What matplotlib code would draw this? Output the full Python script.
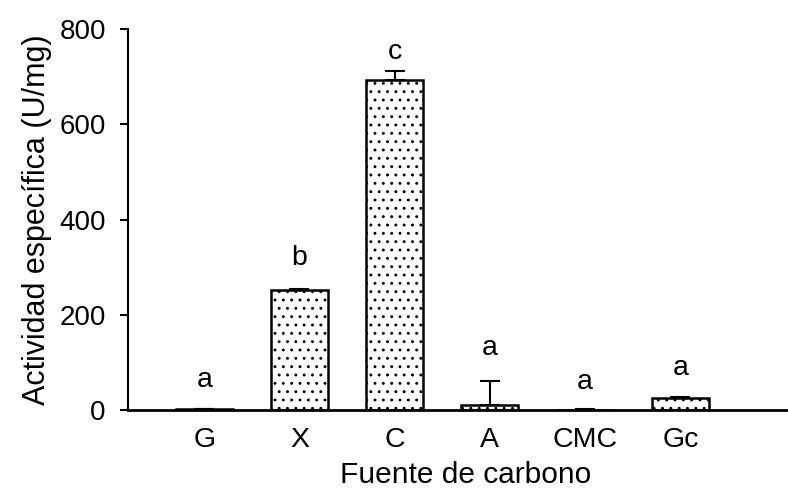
import matplotlib
matplotlib.use("Agg")
import matplotlib.pyplot as plt

categories = ["G", "X", "C", "A", "CMC", "Gc"]
values = [2, 253, 692, 10, 1, 25]
errors = [1, 2, 19, 50, 1, 2]
letters = ["a", "b", "c", "a", "a", "a"]
letter_y = [63, 319, 752, 130, 59, 88]

plt.rcParams['font.family'] = ['Liberation Sans', 'DejaVu Sans']
plt.rcParams['hatch.linewidth'] = 0.9

fig = plt.figure(figsize=(7.88, 4.96), dpi=100)
ax = fig.add_axes([128/788, 1 - 410/496, (788 - 128)/788, (410 - 29)/496])

x = list(range(len(categories)))
ax.bar(x, values, width=0.6, color="white", edgecolor="black", linewidth=1.8,
       hatch="..", zorder=2)
ax.errorbar(x, values, yerr=[[0]*len(errors), errors], fmt="none", ecolor="black",
            elinewidth=1.5, capsize=7, capthick=1.5, zorder=3)
for xi, t, yy in zip(x, letters, letter_y):
    ax.text(xi, yy, t, ha="center", va="center", fontsize=20.5)

ax.set_xlim(-0.8, 6.13)
ax.set_ylim(0, 800)
ax.set_yticks([0, 200, 400, 600, 800])
ax.set_xticks(x)
ax.set_xticklabels(categories)
ax.tick_params(axis="x", length=0, pad=12, labelsize=20.5)
ax.tick_params(axis="y", length=6, width=1.5, direction="out", labelsize=20, pad=10)
ax.spines["top"].set_visible(False)
ax.spines["right"].set_visible(False)
ax.spines["left"].set_linewidth(1.5)
ax.spines["bottom"].set_linewidth(2)
ax.set_xlabel("Fuente de carbono", fontsize=21.5)
ax.xaxis.set_label_coords(0.511, -0.135)
ax.set_ylabel("Actividad específica (U/mg)", fontsize=22, labelpad=5)

fig.savefig("out.png", dpi=100)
--------------------------------------------------
### Task directions:
Reproduce the data above in full, exactly as it is, with the pictures left out.

### Answer to the task:
What matplotlib code would draw this? Output the full Python script.
import matplotlib
matplotlib.use("Agg")
import matplotlib.pyplot as plt

categories = ["G", "X", "C", "A", "CMC", "Gc"]
values = [2, 253, 692, 10, 1, 25]
errors = [1, 2, 19, 50, 1, 2]
letters = ["a", "b", "c", "a", "a", "a"]
letter_y = [63, 319, 752, 130, 59, 88]

plt.rcParams['font.family'] = ['Liberation Sans', 'DejaVu Sans']
plt.rcParams['hatch.linewidth'] = 0.9

fig = plt.figure(figsize=(7.88, 4.96), dpi=100)
ax = fig.add_axes([128/788, 1 - 410/496, (788 - 128)/788, (410 - 29)/496])

x = list(range(len(categories)))
ax.bar(x, values, width=0.6, color="white", edgecolor="black", linewidth=1.8,
       hatch="..", zorder=2)
ax.errorbar(x, values, yerr=[[0]*len(errors), errors], fmt="none", ecolor="black",
            elinewidth=1.5, capsize=7, capthick=1.5, zorder=3)
for xi, t, yy in zip(x, letters, letter_y):
    ax.text(xi, yy, t, ha="center", va="center", fontsize=20.5)

ax.set_xlim(-0.8, 6.13)
ax.set_ylim(0, 800)
ax.set_yticks([0, 200, 400, 600, 800])
ax.set_xticks(x)
ax.set_xticklabels(categories)
ax.tick_params(axis="x", length=0, pad=12, labelsize=20.5)
ax.tick_params(axis="y", length=6, width=1.5, direction="out", labelsize=20, pad=10)
ax.spines["top"].set_visible(False)
ax.spines["right"].set_visible(False)
ax.spines["left"].set_linewidth(1.5)
ax.spines["bottom"].set_linewidth(2)
ax.set_xlabel("Fuente de carbono", fontsize=21.5)
ax.xaxis.set_label_coords(0.511, -0.135)
ax.set_ylabel("Actividad específica (U/mg)", fontsize=22, labelpad=5)

fig.savefig("out.png", dpi=100)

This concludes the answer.